If the issue were just moving people between the two rivers, "there may be other places that are easier," said Joseph Hacker, manager of transit, bicycle, and pedestrian planning at the Delaware Valley Regional Planning Commission. But Pine and Spruce are near historical attractions.

"If people are going through our fair city, you want them to ride past stuff that is important," Hacker said.

Studies suggest that bike lanes do attract riders. In 1998, before bike lanes were installed on Spring Garden Street, for example, the bicycle coalition counted an average of 78 cyclists passing 13th Street during a 4.5-hour period. By 2009, after the lanes had been installed, the number rose to 339, an increase of 335 percent.

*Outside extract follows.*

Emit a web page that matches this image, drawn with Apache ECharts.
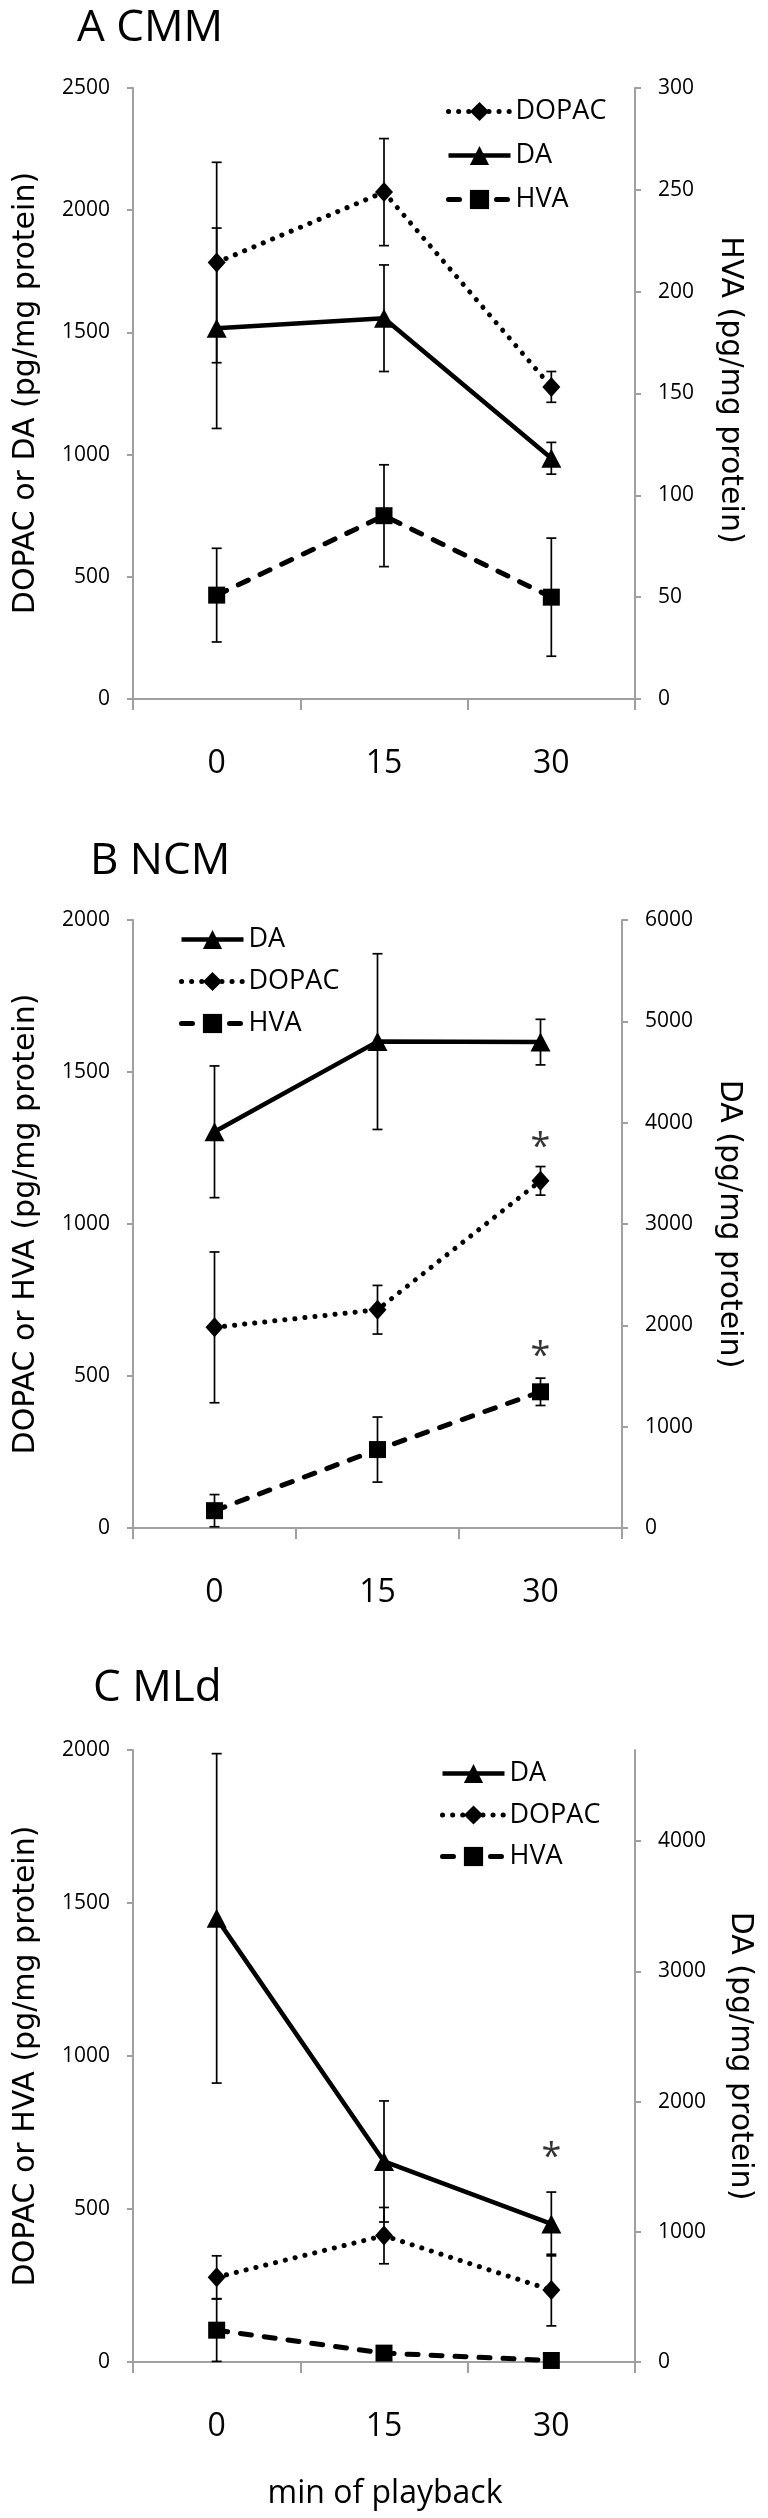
<!DOCTYPE html>
<html><head><meta charset="utf-8">
<script src="https://cdn.jsdelivr.net/npm/echarts@6/dist/echarts.min.js"></script>
<style>html,body{margin:0;padding:0;background:#fff}#c{width:768px;height:2518px}</style>
</head><body><div id="c"></div>
<script>
// ---------- data ----------
const categories = ['0', '15', '30'];
const xTitle = 'min of playback';

// Panel A  CMM
const A_DOPAC = [1786, 2074, 1277];
const A_DOPAC_SEM = [410, 219, 63];
const A_DA = [1517, 1558, 985];
const A_DA_SEM = [410, 218, 65];
const A_HVA = [51, 90, 50];          // right axis
const A_HVA_SEM = [23, 25, 29];

// Panel B  NCM
const B_DA = [3910, 4800, 4795];     // right axis
const B_DA_SEM = [650, 867, 225];
const B_DOPAC = [660, 718, 1142];
const B_DOPAC_SEM = [248, 80, 47];
const B_HVA = [57, 258, 448];
const B_HVA_SEM = [53, 107, 45];
const B_STARS = [[2, 1286], [2, 600]];

// Panel C  MLd
const C_DA = [3407, 1540, 1060];     // right axis
const C_DA_SEM = [1265, 465, 245];
const C_DOPAC = [277, 413, 235];
const C_DOPAC_SEM = [70, 92, 117];
const C_HVA = [104, 29, 5];
const C_HVA_SEM = [102, 10, 5];
const C_STARS = [[2, 704]];

const C_RIGHT_TICKS = [0, 1000, 2000, 3000, 4000];

// ---------- styles ----------
const NUM_FONT = "'Open Sans', 'Liberation Sans', sans-serif";
const TITLE_FONT = "'DejaVu Sans', Verdana, sans-serif";
const AXIS_GRAY = '#a0a0a0';

const STY = {
  DA:    { symbol: 'triangle', symbolSize: [20, 19], lineStyle: { color: '#000', width: 4.5, type: 'solid' } },
  DOPAC: { symbol: 'diamond',  symbolSize: [18, 20], lineStyle: { color: '#000', width: 5, type: [0.1, 10], cap: 'round' } },
  HVA:   { symbol: 'rect',     symbolSize: 17,       lineStyle: { color: '#000', width: 5, type: [11, 13], cap: 'round' } }
};

function lineSeries(name, values, g, yIdx) {
  const s = STY[name];
  return {
    type: 'line', name: name, data: values, xAxisIndex: g, yAxisIndex: yIdx,
    symbol: s.symbol, symbolSize: s.symbolSize, showSymbol: true,
    lineStyle: s.lineStyle, itemStyle: { color: '#000', borderWidth: 0 },
    z: 3, animation: false, emphasis: { disabled: true }
  };
}

function errSeries(values, sem, g, yIdx) {
  return {
    type: 'custom', xAxisIndex: g, yAxisIndex: yIdx, z: 1, animation: false, silent: true,
    data: values.map((v, i) => [i, v - sem[i], v + sem[i]]),
    encode: { x: 0, y: [1, 2] },
    renderItem: function (params, api) {
      const lo = api.coord([api.value(0), api.value(1)]);
      const hi = api.coord([api.value(0), api.value(2)]);
      const w = 5, st = { stroke: '#000', lineWidth: 1.7 };
      return { type: 'group', children: [
        { type: 'line', shape: { x1: lo[0], y1: lo[1], x2: hi[0], y2: hi[1] }, style: st },
        { type: 'line', shape: { x1: lo[0] - w, y1: lo[1], x2: lo[0] + w, y2: lo[1] }, style: st },
        { type: 'line', shape: { x1: hi[0] - w, y1: hi[1], x2: hi[0] + w, y2: hi[1] }, style: st }
      ]};
    }
  };
}

function starSeries(points, g, yIdx) {
  return {
    type: 'scatter', name: 'sig', data: points, xAxisIndex: g, yAxisIndex: yIdx,
    symbolSize: 1, itemStyle: { color: 'rgba(0,0,0,0)' }, animation: false, silent: true,
    label: { show: true, formatter: '*', position: 'inside', offset: [0, 11],
             fontSize: 36, fontFamily: NUM_FONT, color: '#000' }
  };
}

function xAxis(g) {
  return {
    type: 'category', gridIndex: g, data: categories, boundaryGap: true,
    axisLine: { show: true, lineStyle: { color: AXIS_GRAY, width: 2 } },
    axisTick: { show: true, interval: 0, length: 11, lineStyle: { color: AXIS_GRAY, width: 2 } },
    axisLabel: { interval: 0, margin: 49, fontSize: 32, lineHeight: 32, fontFamily: NUM_FONT, color: '#000' },
    splitLine: { show: false }
  };
}

function yAxis(g, pos, min, max, interval, extra) {
  const ax = {
    type: 'value', gridIndex: g, position: pos, min: min, max: max, interval: interval,
    axisLine: { show: true, onZero: false, lineStyle: { color: AXIS_GRAY, width: 2 } },
    axisTick: { show: true, length: 6, lineStyle: { color: AXIS_GRAY, width: 2 } },
    axisLabel: { margin: 23, fontSize: 21, fontFamily: NUM_FONT, color: '#000',
                 formatter: function (v) { return String(v); } },
    splitLine: { show: false }
  };
  if (extra) {
    ax.axisLabel.customValues = extra;
    ax.axisTick.customValues = extra;
  }
  return ax;
}

function legendItem(name) {
  const s = STY[name];
  return { name: name, icon: s.symbol, lineStyle: Object.assign({}, s.lineStyle) };
}

function legend(items, left, top, gap) {
  return {
    data: items.map(n => ({ name: n, lineStyle: Object.assign({}, STY[n].lineStyle) })),
    orient: 'vertical', left: left, top: top, itemGap: gap,
    itemWidth: 62, itemHeight: 24, selectedMode: false,
    textStyle: { fontSize: 27, lineHeight: 27, fontFamily: NUM_FONT, color: '#000' }
  };
}

function gText(txt, x, y, size, font, rot, align) {
  return {
    type: 'text', x: x, y: y, rotation: rot || 0, silent: true,
    style: { text: txt, fontSize: size, fontFamily: font, fill: '#000',
             align: align || 'center', verticalAlign: 'middle',
             textAlign: align || 'center', textVerticalAlign: 'middle' }
  };
}

const option = {
  backgroundColor: '#fff',
  animation: false,
  grid: [
    { left: 133, top: 88, width: 502, height: 611 },
    { left: 133, top: 920, width: 489, height: 608 },
    { left: 133, top: 1750, width: 502, height: 612 }
  ],
  xAxis: [xAxis(0), xAxis(1), xAxis(2)],
  yAxis: [
    yAxis(0, 'left', 0, 2500, 500),
    yAxis(0, 'right', 0, 300, 50),
    yAxis(1, 'left', 0, 2000, 500),
    yAxis(1, 'right', 0, 6000, 1000),
    yAxis(2, 'left', 0, 2000, 500),
    yAxis(2, 'right', 0, 4700, 1000, C_RIGHT_TICKS)
  ],
  legend: [
    legend(['DOPAC', 'DA', 'HVA'], 441, 93, 17),
    legend(['DA', 'DOPAC', 'HVA'], 174, 921, 15),
    legend(['DA', 'DOPAC', 'HVA'], 435, 1755, 14.5)
  ],
  series: [
    errSeries(A_DOPAC, A_DOPAC_SEM, 0, 0),
    errSeries(A_DA, A_DA_SEM, 0, 0),
    errSeries(A_HVA, A_HVA_SEM, 0, 1),
    lineSeries('DOPAC', A_DOPAC, 0, 0),
    lineSeries('DA', A_DA, 0, 0),
    lineSeries('HVA', A_HVA, 0, 1),

    errSeries(B_DA, B_DA_SEM, 1, 3),
    errSeries(B_DOPAC, B_DOPAC_SEM, 1, 2),
    errSeries(B_HVA, B_HVA_SEM, 1, 2),
    lineSeries('DA', B_DA, 1, 3),
    lineSeries('DOPAC', B_DOPAC, 1, 2),
    lineSeries('HVA', B_HVA, 1, 2),
    starSeries(B_STARS, 1, 2),

    errSeries(C_DA, C_DA_SEM, 2, 5),
    errSeries(C_DOPAC, C_DOPAC_SEM, 2, 4),
    errSeries(C_HVA, C_HVA_SEM, 2, 4),
    lineSeries('DA', C_DA, 2, 5),
    lineSeries('DOPAC', C_DOPAC, 2, 4),
    lineSeries('HVA', C_HVA, 2, 4),
    starSeries(C_STARS, 2, 4)
  ],
  graphic: [
    gText('A CMM', 77, 28, 44, NUM_FONT, 0, 'left'),
    gText('B NCM', 90, 861, 44, NUM_FONT, 0, 'left'),
    gText('C MLd', 93, 1688, 44, NUM_FONT, 0, 'left'),
    gText('DOPAC or DA (pg/mg protein)', 26, 393, 30, TITLE_FONT, Math.PI / 2),
    gText('HVA (pg/mg protein)', 730, 390, 30, TITLE_FONT, -Math.PI / 2),
    gText('DOPAC or HVA (pg/mg protein)', 26, 1224, 30, TITLE_FONT, Math.PI / 2),
    gText('DA (pg/mg protein)', 729, 1224, 30, TITLE_FONT, -Math.PI / 2),
    gText('DOPAC or HVA (pg/mg protein)', 26, 2056, 30, TITLE_FONT, Math.PI / 2),
    gText('DA (pg/mg protein)', 740, 2056, 30, TITLE_FONT, -Math.PI / 2),
    gText(xTitle, 385, 2494, 32, NUM_FONT, 0, 'center')
  ]
};

const chart = echarts.init(document.getElementById('c'), null, { renderer: 'canvas' });
chart.setOption(option);
</script>
</body></html>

Alex Doty, the coalition's executive director, doesn't see how the current chaos could get any worse. "It's sort of a free-for-all out there."

He said a similar bike lane along 44th Street in West Philadelphia, where he lives, has actually had a calming effect on the traffic and the neighborhood.

"When two cars are going side-by-side toward a stop sign, they tend to go faster," Doty said. "You get taxis trying to pull out. Or someone is double-parked and the taxi is playing chicken. Where you have changes in lanes, that's where you have danger - for bicyclists for sure, but that's also where you see a lot of crashes for cars."

Rita Soto of Bella Vista, who was cycling along Pine Street yesterday to do some errands, said she would welcome a dedicated lane and would alter her route to use it.

Fairmount resident Katie Block, who had pulled her car to the curb of Pine Street to pick up a friend, said that making any Center City street one lane "is probably a bad idea. There's so much congestion."

Then she reconsidered. "On the other hand, it's always great to have a bike lane. It seems like with any situation, you're giving something up."

And, officials note, this is just a pilot program. The paint won't cost anything extra.

"We're not deciding between million-dollar projects," said Hacker, of the regional planning commission. "We're just trying stuff out."

The city will begin evaluating the response after about six weeks. Then, next spring, when the two streets are scheduled to be resurfaced, officials will make a decision about whether to keep the bicycle lanes, go back to two vehicular lanes, or try something else.